| TASK OBJECTIVE |
Quote, with no changes, the lines that run from the top of the material to the line with "plt.rcParams['font.family'] = ['Liberation", both included.

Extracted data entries

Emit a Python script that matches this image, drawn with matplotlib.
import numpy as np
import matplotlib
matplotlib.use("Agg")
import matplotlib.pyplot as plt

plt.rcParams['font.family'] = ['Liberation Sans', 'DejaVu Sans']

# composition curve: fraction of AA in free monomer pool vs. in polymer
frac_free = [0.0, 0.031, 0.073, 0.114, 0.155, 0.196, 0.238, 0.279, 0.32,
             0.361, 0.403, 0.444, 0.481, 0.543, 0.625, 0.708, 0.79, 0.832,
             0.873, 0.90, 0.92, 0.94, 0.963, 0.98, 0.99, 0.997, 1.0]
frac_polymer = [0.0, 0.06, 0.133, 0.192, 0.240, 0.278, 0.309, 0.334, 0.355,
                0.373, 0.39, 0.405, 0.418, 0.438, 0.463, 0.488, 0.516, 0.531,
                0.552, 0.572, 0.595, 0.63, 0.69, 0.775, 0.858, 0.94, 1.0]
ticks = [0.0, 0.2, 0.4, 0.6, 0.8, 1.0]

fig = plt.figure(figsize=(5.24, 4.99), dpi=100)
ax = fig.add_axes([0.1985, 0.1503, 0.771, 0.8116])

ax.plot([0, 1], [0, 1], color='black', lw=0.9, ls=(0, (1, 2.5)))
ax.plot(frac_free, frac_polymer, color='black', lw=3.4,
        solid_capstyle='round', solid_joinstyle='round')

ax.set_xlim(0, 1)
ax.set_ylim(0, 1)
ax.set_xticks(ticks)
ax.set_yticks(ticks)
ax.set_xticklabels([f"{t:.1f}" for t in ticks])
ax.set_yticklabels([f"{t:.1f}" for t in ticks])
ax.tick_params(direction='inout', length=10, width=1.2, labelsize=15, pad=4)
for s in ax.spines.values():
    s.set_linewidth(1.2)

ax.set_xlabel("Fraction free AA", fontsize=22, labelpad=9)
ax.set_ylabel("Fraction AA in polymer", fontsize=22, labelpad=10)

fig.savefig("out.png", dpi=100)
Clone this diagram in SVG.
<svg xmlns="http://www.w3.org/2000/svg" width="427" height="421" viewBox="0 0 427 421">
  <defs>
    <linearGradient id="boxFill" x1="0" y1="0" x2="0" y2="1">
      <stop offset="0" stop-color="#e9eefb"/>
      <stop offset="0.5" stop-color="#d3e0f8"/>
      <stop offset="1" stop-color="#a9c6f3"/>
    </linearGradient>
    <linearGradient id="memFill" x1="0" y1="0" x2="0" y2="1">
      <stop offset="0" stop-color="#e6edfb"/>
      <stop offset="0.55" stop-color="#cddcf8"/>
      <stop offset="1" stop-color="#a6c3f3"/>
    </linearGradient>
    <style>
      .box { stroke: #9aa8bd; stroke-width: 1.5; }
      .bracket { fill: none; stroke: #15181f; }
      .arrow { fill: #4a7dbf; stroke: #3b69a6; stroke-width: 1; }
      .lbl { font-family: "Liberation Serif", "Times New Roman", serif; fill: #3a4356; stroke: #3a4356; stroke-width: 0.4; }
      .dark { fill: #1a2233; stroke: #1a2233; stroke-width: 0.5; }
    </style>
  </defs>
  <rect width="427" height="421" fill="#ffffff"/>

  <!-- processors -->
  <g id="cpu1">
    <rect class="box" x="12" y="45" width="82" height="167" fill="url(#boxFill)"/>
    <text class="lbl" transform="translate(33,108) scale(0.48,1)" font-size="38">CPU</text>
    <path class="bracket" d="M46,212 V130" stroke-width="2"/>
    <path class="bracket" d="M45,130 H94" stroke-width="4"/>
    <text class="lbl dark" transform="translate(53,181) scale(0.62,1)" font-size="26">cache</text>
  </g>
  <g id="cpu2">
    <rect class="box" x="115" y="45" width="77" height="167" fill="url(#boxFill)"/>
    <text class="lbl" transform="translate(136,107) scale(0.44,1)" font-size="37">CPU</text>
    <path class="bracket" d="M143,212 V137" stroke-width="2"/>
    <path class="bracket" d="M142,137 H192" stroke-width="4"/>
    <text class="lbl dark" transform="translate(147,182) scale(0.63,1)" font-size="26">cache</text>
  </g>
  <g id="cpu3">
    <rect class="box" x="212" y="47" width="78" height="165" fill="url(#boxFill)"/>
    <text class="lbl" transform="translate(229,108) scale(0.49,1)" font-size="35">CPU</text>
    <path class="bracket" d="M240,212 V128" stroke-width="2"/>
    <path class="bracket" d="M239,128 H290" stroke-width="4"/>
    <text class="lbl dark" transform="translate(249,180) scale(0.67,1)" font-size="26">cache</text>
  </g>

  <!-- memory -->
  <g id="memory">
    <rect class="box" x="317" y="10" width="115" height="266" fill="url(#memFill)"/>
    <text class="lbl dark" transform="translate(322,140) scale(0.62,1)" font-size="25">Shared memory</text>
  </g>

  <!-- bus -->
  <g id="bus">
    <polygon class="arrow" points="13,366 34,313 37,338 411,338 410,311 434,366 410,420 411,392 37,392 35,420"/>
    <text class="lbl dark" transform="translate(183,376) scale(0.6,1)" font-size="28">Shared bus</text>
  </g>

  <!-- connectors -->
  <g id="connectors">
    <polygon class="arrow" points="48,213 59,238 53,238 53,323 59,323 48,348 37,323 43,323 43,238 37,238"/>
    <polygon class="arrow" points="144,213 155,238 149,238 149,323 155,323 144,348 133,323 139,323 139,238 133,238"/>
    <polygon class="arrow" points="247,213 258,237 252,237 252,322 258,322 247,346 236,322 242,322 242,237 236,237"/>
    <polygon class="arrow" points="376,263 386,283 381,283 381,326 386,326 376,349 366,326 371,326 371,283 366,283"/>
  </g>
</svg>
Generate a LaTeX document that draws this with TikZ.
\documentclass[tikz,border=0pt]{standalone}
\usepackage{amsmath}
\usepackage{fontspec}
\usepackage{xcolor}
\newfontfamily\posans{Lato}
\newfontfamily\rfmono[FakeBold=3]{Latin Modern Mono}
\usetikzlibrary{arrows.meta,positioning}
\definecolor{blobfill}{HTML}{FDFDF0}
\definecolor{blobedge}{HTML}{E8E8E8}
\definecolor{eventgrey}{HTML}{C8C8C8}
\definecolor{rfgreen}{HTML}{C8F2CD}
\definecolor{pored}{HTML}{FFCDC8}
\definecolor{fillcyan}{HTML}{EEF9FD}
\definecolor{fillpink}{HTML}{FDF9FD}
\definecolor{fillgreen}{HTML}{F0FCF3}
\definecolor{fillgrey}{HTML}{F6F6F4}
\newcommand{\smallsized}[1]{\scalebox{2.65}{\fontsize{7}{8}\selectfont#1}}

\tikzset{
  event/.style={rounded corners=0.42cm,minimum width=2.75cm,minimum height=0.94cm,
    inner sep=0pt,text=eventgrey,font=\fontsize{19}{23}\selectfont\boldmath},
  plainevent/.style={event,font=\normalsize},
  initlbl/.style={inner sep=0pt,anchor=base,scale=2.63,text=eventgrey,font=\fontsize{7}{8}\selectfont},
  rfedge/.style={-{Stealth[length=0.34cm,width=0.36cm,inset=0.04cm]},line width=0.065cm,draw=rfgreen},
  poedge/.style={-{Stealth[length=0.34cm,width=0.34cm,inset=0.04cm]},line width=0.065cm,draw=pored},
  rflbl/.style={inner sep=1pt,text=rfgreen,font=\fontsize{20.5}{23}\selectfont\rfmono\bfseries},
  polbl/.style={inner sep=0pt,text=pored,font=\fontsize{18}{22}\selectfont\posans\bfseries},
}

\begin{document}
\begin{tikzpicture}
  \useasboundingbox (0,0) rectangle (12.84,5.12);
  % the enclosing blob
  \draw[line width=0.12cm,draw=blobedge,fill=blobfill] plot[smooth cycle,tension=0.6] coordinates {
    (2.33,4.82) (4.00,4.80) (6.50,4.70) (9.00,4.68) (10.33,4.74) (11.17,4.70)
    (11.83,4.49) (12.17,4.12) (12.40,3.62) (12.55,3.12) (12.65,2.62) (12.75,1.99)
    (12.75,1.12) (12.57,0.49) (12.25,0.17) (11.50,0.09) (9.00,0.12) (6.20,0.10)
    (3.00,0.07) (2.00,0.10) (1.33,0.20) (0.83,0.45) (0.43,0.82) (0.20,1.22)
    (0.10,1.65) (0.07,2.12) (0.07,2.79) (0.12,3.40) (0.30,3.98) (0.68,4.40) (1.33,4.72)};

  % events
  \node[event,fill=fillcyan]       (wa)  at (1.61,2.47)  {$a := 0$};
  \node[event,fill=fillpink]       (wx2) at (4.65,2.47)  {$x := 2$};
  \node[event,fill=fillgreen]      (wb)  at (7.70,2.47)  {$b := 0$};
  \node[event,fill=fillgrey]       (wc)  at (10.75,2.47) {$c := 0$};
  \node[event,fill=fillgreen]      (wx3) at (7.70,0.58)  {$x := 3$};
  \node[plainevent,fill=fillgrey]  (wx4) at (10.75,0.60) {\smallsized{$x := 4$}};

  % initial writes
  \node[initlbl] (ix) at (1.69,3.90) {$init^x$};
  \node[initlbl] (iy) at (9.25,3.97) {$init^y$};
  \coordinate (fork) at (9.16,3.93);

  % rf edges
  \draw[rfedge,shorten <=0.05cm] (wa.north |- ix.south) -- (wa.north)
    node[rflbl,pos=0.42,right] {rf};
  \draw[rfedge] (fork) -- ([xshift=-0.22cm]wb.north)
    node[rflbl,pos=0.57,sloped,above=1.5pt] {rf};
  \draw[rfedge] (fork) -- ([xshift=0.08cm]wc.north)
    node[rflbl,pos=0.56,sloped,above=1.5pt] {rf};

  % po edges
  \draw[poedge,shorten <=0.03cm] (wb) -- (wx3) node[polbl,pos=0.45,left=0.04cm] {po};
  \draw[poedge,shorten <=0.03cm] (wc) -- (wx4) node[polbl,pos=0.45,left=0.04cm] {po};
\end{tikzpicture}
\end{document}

| WORKED ANSWER |
Emit a Python script that matches this image, drawn with matplotlib.
import numpy as np
import matplotlib
matplotlib.use("Agg")
import matplotlib.pyplot as plt

plt.rcParams['font.family'] = ['Liberation Sans', 'DejaVu Sans']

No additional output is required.